_Data shown:_
----
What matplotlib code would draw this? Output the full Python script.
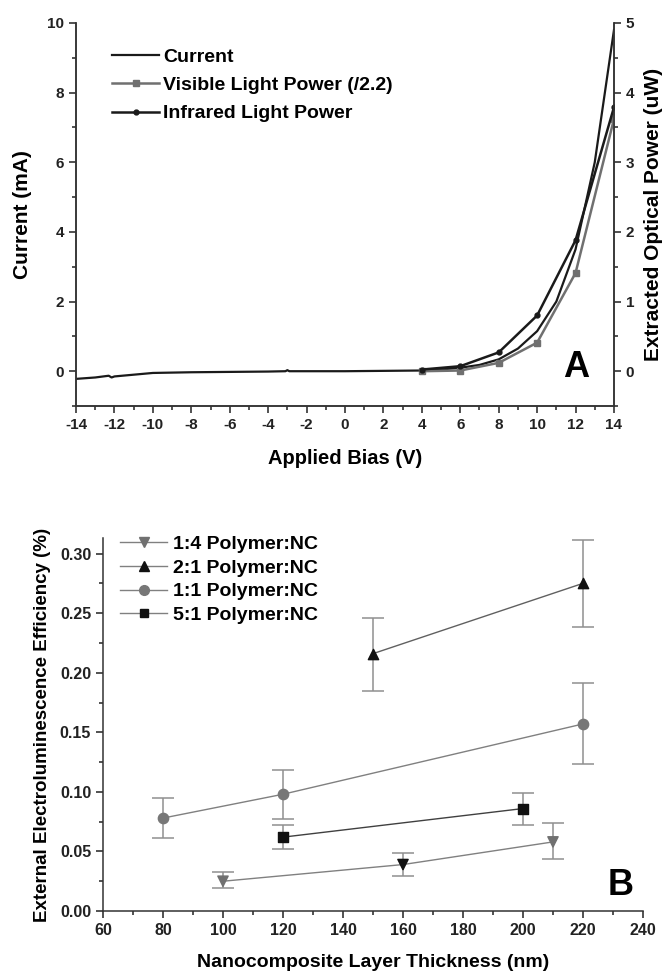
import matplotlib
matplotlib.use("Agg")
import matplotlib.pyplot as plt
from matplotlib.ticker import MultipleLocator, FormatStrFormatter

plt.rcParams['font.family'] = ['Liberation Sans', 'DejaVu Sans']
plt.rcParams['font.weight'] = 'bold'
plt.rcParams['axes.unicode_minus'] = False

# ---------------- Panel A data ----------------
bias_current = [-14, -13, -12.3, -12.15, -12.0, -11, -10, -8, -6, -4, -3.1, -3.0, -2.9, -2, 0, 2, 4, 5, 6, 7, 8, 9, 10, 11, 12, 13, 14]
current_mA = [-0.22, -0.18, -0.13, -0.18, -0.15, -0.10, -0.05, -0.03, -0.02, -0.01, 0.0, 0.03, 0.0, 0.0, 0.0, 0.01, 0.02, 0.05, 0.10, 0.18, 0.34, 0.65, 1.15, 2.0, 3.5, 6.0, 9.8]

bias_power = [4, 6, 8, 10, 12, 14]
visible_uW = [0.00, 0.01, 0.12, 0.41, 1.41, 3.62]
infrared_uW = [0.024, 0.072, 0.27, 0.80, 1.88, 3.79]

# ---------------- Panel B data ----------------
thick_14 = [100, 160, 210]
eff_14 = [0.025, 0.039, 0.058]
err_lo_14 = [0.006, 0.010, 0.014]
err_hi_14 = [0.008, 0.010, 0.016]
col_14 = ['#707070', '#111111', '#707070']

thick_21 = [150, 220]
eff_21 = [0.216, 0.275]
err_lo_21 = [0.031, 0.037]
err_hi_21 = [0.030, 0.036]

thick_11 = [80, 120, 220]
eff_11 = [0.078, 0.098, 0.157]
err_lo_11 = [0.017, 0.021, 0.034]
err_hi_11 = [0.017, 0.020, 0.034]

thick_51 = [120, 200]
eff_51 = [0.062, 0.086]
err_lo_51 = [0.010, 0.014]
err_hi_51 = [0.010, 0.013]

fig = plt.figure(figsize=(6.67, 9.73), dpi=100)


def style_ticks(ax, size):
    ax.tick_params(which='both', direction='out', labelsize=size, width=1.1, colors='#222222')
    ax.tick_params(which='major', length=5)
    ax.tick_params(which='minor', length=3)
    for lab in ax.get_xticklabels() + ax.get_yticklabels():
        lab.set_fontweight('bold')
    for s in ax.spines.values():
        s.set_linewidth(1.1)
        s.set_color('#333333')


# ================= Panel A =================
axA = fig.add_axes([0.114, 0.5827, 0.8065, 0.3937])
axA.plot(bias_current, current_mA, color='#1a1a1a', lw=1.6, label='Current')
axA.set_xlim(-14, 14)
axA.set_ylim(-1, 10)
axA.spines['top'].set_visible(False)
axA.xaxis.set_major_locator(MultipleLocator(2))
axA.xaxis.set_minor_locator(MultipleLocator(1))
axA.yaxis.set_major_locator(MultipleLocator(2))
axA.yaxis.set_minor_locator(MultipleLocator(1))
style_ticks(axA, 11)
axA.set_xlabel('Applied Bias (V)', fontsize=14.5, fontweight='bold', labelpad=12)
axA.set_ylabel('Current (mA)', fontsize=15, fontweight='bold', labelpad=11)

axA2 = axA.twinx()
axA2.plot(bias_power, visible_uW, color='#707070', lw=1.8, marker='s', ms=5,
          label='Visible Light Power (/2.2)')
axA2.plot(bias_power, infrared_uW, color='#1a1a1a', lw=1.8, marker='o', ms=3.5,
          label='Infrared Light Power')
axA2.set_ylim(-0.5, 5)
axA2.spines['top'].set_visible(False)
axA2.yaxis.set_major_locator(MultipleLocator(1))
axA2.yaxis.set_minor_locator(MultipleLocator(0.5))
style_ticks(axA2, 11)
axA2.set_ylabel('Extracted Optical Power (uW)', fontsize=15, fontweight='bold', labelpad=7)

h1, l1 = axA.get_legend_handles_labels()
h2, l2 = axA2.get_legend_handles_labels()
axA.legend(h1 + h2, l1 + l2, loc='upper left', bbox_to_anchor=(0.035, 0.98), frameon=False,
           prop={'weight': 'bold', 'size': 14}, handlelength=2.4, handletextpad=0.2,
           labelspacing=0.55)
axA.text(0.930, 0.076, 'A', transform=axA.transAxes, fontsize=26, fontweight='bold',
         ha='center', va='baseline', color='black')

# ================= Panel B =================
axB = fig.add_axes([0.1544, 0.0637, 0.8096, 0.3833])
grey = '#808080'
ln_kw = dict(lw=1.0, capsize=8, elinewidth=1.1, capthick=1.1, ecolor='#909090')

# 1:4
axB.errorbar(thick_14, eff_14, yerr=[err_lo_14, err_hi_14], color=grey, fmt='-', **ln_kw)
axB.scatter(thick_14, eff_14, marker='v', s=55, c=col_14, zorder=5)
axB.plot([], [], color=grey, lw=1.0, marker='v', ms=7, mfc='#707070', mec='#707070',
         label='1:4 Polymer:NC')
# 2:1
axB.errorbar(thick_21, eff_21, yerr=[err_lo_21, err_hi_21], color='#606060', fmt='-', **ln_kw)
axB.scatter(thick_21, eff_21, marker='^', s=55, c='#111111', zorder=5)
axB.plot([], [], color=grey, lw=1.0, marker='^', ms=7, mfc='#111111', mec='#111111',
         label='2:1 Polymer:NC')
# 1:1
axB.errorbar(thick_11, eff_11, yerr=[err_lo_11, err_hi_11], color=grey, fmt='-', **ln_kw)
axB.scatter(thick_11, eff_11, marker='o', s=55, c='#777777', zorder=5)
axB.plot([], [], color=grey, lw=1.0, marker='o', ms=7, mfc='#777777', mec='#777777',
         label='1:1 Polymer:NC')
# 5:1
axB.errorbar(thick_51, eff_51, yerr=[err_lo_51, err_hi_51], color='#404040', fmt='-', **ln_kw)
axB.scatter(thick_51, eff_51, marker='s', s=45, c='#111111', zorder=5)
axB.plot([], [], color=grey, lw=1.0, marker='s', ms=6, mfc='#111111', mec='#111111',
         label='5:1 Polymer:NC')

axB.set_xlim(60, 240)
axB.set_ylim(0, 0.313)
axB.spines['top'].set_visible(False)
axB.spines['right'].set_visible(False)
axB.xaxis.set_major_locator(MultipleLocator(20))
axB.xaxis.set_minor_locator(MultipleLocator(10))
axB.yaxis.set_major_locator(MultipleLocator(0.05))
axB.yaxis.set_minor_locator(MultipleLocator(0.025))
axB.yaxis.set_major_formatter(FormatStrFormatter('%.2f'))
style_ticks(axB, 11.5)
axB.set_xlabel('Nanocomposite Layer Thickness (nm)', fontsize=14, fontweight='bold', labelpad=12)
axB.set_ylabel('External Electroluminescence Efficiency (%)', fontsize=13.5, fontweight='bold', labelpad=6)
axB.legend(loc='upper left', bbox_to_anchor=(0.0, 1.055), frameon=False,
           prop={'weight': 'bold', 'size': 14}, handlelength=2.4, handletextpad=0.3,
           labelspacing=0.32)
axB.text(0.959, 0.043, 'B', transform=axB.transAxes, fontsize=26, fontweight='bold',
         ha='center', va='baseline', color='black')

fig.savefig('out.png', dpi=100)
----
_Given exercise:_ Give again, exactly, the lines from the start of the data through the one holding "col_14 = ['#707070', '#111111', '#707070']"; omit the pictures.

_Response to this task:_
What matplotlib code would draw this? Output the full Python script.
import matplotlib
matplotlib.use("Agg")
import matplotlib.pyplot as plt
from matplotlib.ticker import MultipleLocator, FormatStrFormatter

plt.rcParams['font.family'] = ['Liberation Sans', 'DejaVu Sans']
plt.rcParams['font.weight'] = 'bold'
plt.rcParams['axes.unicode_minus'] = False

# ---------------- Panel A data ----------------
bias_current = [-14, -13, -12.3, -12.15, -12.0, -11, -10, -8, -6, -4, -3.1, -3.0, -2.9, -2, 0, 2, 4, 5, 6, 7, 8, 9, 10, 11, 12, 13, 14]
current_mA = [-0.22, -0.18, -0.13, -0.18, -0.15, -0.10, -0.05, -0.03, -0.02, -0.01, 0.0, 0.03, 0.0, 0.0, 0.0, 0.01, 0.02, 0.05, 0.10, 0.18, 0.34, 0.65, 1.15, 2.0, 3.5, 6.0, 9.8]

bias_power = [4, 6, 8, 10, 12, 14]
visible_uW = [0.00, 0.01, 0.12, 0.41, 1.41, 3.62]
infrared_uW = [0.024, 0.072, 0.27, 0.80, 1.88, 3.79]

# ---------------- Panel B data ----------------
thick_14 = [100, 160, 210]
eff_14 = [0.025, 0.039, 0.058]
err_lo_14 = [0.006, 0.010, 0.014]
err_hi_14 = [0.008, 0.010, 0.016]
col_14 = ['#707070', '#111111', '#707070']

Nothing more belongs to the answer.